━━ Given information

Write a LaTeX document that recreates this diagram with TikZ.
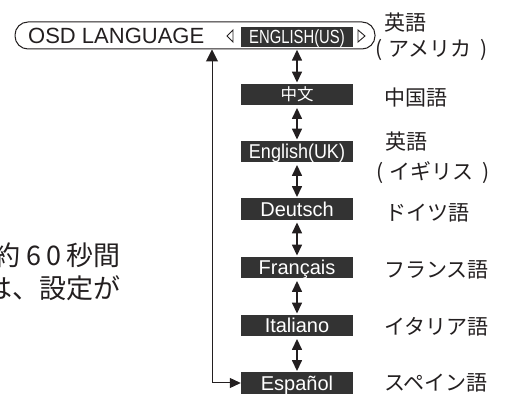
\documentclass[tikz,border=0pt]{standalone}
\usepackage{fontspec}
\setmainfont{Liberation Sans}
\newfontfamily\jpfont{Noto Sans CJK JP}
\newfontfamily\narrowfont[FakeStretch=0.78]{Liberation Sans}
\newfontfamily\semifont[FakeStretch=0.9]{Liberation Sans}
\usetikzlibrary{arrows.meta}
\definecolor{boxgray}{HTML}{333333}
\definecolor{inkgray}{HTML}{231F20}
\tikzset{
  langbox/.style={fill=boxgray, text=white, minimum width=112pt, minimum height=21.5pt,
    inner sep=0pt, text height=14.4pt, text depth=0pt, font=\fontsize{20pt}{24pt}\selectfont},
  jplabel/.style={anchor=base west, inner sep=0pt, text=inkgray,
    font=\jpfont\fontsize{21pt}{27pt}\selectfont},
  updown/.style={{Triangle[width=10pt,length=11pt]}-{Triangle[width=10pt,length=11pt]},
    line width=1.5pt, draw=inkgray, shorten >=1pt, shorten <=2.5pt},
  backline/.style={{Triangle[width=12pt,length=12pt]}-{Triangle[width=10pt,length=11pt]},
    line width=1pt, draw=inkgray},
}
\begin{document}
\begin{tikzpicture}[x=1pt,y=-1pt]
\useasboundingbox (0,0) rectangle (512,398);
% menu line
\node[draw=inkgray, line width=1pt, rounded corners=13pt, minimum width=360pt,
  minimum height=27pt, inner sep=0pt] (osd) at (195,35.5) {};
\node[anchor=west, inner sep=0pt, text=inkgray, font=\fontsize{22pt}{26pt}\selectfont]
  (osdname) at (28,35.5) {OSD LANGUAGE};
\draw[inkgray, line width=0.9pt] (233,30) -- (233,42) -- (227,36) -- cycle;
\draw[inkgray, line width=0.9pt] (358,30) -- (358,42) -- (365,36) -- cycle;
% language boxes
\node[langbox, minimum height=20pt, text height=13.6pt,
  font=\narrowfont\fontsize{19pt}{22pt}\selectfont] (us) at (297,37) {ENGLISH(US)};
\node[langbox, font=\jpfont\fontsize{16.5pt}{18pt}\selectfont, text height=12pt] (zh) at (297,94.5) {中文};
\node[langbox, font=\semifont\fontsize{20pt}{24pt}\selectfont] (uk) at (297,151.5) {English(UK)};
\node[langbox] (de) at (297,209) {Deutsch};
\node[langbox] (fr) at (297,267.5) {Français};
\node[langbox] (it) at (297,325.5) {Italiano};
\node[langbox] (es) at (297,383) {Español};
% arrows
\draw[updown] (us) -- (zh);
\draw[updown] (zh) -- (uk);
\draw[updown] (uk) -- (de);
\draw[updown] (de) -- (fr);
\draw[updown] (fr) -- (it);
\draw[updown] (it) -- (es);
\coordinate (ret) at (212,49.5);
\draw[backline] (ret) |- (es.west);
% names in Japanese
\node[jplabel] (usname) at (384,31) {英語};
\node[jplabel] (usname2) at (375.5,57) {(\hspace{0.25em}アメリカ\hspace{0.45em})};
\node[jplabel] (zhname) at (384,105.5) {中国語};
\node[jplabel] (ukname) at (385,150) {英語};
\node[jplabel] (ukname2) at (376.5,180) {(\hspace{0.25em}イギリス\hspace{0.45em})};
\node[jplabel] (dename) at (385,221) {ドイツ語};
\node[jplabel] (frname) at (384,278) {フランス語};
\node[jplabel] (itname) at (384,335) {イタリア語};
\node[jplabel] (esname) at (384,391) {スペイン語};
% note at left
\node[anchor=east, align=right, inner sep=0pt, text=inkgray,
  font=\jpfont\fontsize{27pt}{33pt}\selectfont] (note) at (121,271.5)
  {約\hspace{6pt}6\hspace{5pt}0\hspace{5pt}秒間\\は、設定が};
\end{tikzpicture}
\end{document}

━━━━

• **What the task requires**
Go through the listing above and write it all out exactly, leaving out any picture.

• **Answer to this problem**
Write a LaTeX document that recreates this diagram with TikZ.
\documentclass[tikz,border=0pt]{standalone}
\usepackage{fontspec}
\setmainfont{Liberation Sans}
\newfontfamily\jpfont{Noto Sans CJK JP}
\newfontfamily\narrowfont[FakeStretch=0.78]{Liberation Sans}
\newfontfamily\semifont[FakeStretch=0.9]{Liberation Sans}
\usetikzlibrary{arrows.meta}
\definecolor{boxgray}{HTML}{333333}
\definecolor{inkgray}{HTML}{231F20}
\tikzset{
  langbox/.style={fill=boxgray, text=white, minimum width=112pt, minimum height=21.5pt,
    inner sep=0pt, text height=14.4pt, text depth=0pt, font=\fontsize{20pt}{24pt}\selectfont},
  jplabel/.style={anchor=base west, inner sep=0pt, text=inkgray,
    font=\jpfont\fontsize{21pt}{27pt}\selectfont},
  updown/.style={{Triangle[width=10pt,length=11pt]}-{Triangle[width=10pt,length=11pt]},
    line width=1.5pt, draw=inkgray, shorten >=1pt, shorten <=2.5pt},
  backline/.style={{Triangle[width=12pt,length=12pt]}-{Triangle[width=10pt,length=11pt]},
    line width=1pt, draw=inkgray},
}
\begin{document}
\begin{tikzpicture}[x=1pt,y=-1pt]
\useasboundingbox (0,0) rectangle (512,398);
% menu line
\node[draw=inkgray, line width=1pt, rounded corners=13pt, minimum width=360pt,
  minimum height=27pt, inner sep=0pt] (osd) at (195,35.5) {};
\node[anchor=west, inner sep=0pt, text=inkgray, font=\fontsize{22pt}{26pt}\selectfont]
  (osdname) at (28,35.5) {OSD LANGUAGE};
\draw[inkgray, line width=0.9pt] (233,30) -- (233,42) -- (227,36) -- cycle;
\draw[inkgray, line width=0.9pt] (358,30) -- (358,42) -- (365,36) -- cycle;
% language boxes
\node[langbox, minimum height=20pt, text height=13.6pt,
  font=\narrowfont\fontsize{19pt}{22pt}\selectfont] (us) at (297,37) {ENGLISH(US)};
\node[langbox, font=\jpfont\fontsize{16.5pt}{18pt}\selectfont, text height=12pt] (zh) at (297,94.5) {中文};
\node[langbox, font=\semifont\fontsize{20pt}{24pt}\selectfont] (uk) at (297,151.5) {English(UK)};
\node[langbox] (de) at (297,209) {Deutsch};
\node[langbox] (fr) at (297,267.5) {Français};
\node[langbox] (it) at (297,325.5) {Italiano};
\node[langbox] (es) at (297,383) {Español};
% arrows
\draw[updown] (us) -- (zh);
\draw[updown] (zh) -- (uk);
\draw[updown] (uk) -- (de);
\draw[updown] (de) -- (fr);
\draw[updown] (fr) -- (it);
\draw[updown] (it) -- (es);
\coordinate (ret) at (212,49.5);
\draw[backline] (ret) |- (es.west);
% names in Japanese
\node[jplabel] (usname) at (384,31) {英語};
\node[jplabel] (usname2) at (375.5,57) {(\hspace{0.25em}アメリカ\hspace{0.45em})};
\node[jplabel] (zhname) at (384,105.5) {中国語};
\node[jplabel] (ukname) at (385,150) {英語};
\node[jplabel] (ukname2) at (376.5,180) {(\hspace{0.25em}イギリス\hspace{0.45em})};
\node[jplabel] (dename) at (385,221) {ドイツ語};
\node[jplabel] (frname) at (384,278) {フランス語};
\node[jplabel] (itname) at (384,335) {イタリア語};
\node[jplabel] (esname) at (384,391) {スペイン語};
% note at left
\node[anchor=east, align=right, inner sep=0pt, text=inkgray,
  font=\jpfont\fontsize{27pt}{33pt}\selectfont] (note) at (121,271.5)
  {約\hspace{6pt}6\hspace{5pt}0\hspace{5pt}秒間\\は、設定が};
\end{tikzpicture}
\end{document}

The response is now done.